The transition time itself is pretty slow normally...between 2 or 3k and 10 or 12k IIRC.
I think I read about that "canyon"...related to a mass ejection a bit ago, I think.
Posted: Wed Nov 20, 2013 5:33 am
by Avatar
It's been a while...I don't remember if that was based on the average, or simply the current state of the geomagnetic field.
A quick look around shows that although there is an ongoing slight decline in the strength of the field, they still don't think it will flip for probably at least hundreds of years yet, and that it usually takes at least 1,000 years to perform the full reversal. (That said, evidence of relatively quick reversals exists too...by quick, they mean 440 years.

)
Looks like the "overdueness" is down to the fact that it a full pole reversal usually happens every 200-300k years, but the last one was 780,000 years ago. (There appear to be "minor" reversals in between though.)

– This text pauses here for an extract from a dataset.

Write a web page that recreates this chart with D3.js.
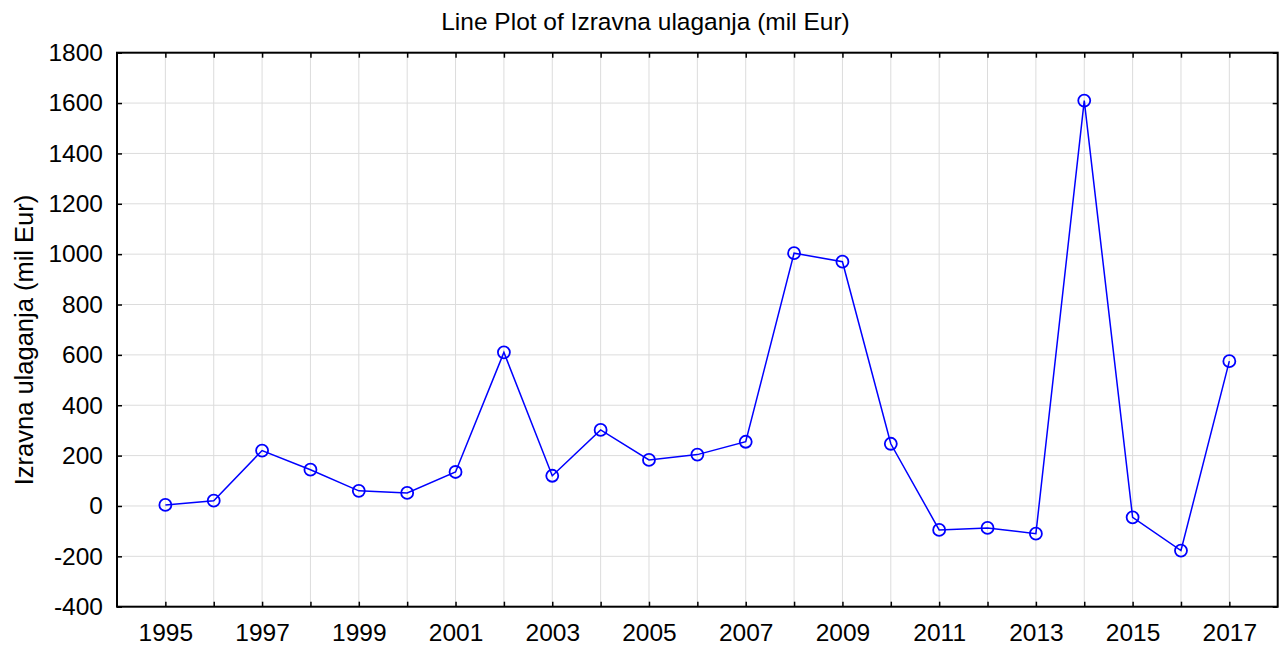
<!DOCTYPE html>
<html><head><meta charset="utf-8">
<script src="https://cdn.jsdelivr.net/npm/d3@7"></script>
<style>body{margin:0;background:#fff}svg{display:block}text{font-family:"Liberation Sans",Arial,sans-serif;fill:#000}</style>
</head><body>
<svg id="c" width="1285" height="646"></svg>
<script>
const years = [1995,1996,1997,1998,1999,2000,2001,2002,2003,2004,2005,2006,2007,2008,2009,2010,2011,2012,2013,2014,2015,2016,2017];
const values = [4,21,220,144,60,52,135,610,120,302,183,204,255,1004,970,247,-95,-87,-110,1610,-45,-177,575];
const xTickLabels = [1995,1997,1999,2001,2003,2005,2007,2009,2011,2013,2015,2017];
const yTicks = [-400,-200,0,200,400,600,800,1000,1200,1400,1600,1800];

const svg = d3.select("#c");
const L=117, R=1277.7, T=52.7, B=606.7;
const x = d3.scaleLinear().domain([1994,2018]).range([L,R]);
const y = d3.scaleLinear().domain([-400,1800]).range([B,T]);
const allYears = d3.range(1995,2018);
const FS = "24.5px";

const g = svg.append("g");
g.selectAll(".vg").data(allYears).join("line")
  .attr("x1",d=>x(d)).attr("x2",d=>x(d)).attr("y1",T).attr("y2",B)
  .attr("stroke","#dcdcdc").attr("stroke-width",1);
g.selectAll(".hg").data(yTicks.slice(1,-1)).join("line")
  .attr("x1",L).attr("x2",R).attr("y1",d=>y(d)).attr("y2",d=>y(d))
  .attr("stroke","#dcdcdc").attr("stroke-width",1);

const xAxisB = d3.axisBottom(x).tickValues(allYears).tickSizeInner(-5).tickSizeOuter(0)
  .tickFormat(d=>xTickLabels.includes(d)?String(d):"");
const gx = svg.append("g").attr("transform",`translate(0,${B})`).call(xAxisB);
const xAxisT = d3.axisTop(x).tickValues(allYears).tickSizeInner(-5).tickSizeOuter(0).tickFormat("");
const gxt = svg.append("g").attr("transform",`translate(0,${T})`).call(xAxisT);
const yAxisL = d3.axisLeft(y).tickValues(yTicks).tickSizeInner(-5).tickSizeOuter(0).tickFormat(d=>String(d)).tickPadding(14);
const gy = svg.append("g").attr("transform",`translate(${L},0)`).call(yAxisL);
const yAxisR = d3.axisRight(y).tickValues(yTicks).tickSizeInner(-5).tickSizeOuter(0).tickFormat("");
const gyr = svg.append("g").attr("transform",`translate(${R},0)`).call(yAxisR);
[gx,gxt,gy,gyr].forEach(a=>{
  a.select(".domain").remove();
  a.selectAll(".tick line").attr("stroke","#000").attr("stroke-width",1.5);
  a.selectAll("text").style("font-size",FS).style("font-family","'Liberation Sans',Arial,sans-serif").attr("fill","#000");
});
gx.selectAll("text").attr("dy",null).attr("y",34.5);
svg.append("rect").attr("x",L).attr("y",T).attr("width",R-L).attr("height",B-T)
  .attr("fill","none").attr("stroke","#000").attr("stroke-width",2);

const line = d3.line().x((d,i)=>x(years[i])).y(d=>y(d));
svg.append("path").datum(values).attr("d",line).attr("fill","none").attr("stroke","#0000ff").attr("stroke-width",1.5);
svg.selectAll(".pt").data(values).join("circle")
  .attr("cx",(d,i)=>x(years[i])).attr("cy",d=>y(d)).attr("r",6)
  .attr("fill","none").attr("stroke","#0000ff").attr("stroke-width",1.8);

svg.append("text").attr("x",645.5).attr("y",30).attr("text-anchor","middle")
  .style("font-size","24.5px").text("Line Plot of Izravna ulaganja (mil Eur)");
svg.append("text").attr("transform",`translate(33,340) rotate(-90)`).attr("text-anchor","middle")
  .style("font-size","25.5px").text("Izravna ulaganja (mil Eur)");
</script>
</body></html>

And there's the South Atlantic Anomaly too, which looks like it's growing as the magnetic field weakens. (And the field appears to be weakening at a much higher rate inside the anomaly than outside of it.)
--A
Posted: Wed Nov 20, 2013 9:04 pm
by Hashi Lebwohl
Maybe when our magnetic poles reverse it will rewire some circuits in our brains and we will develop super powers. I could live with that.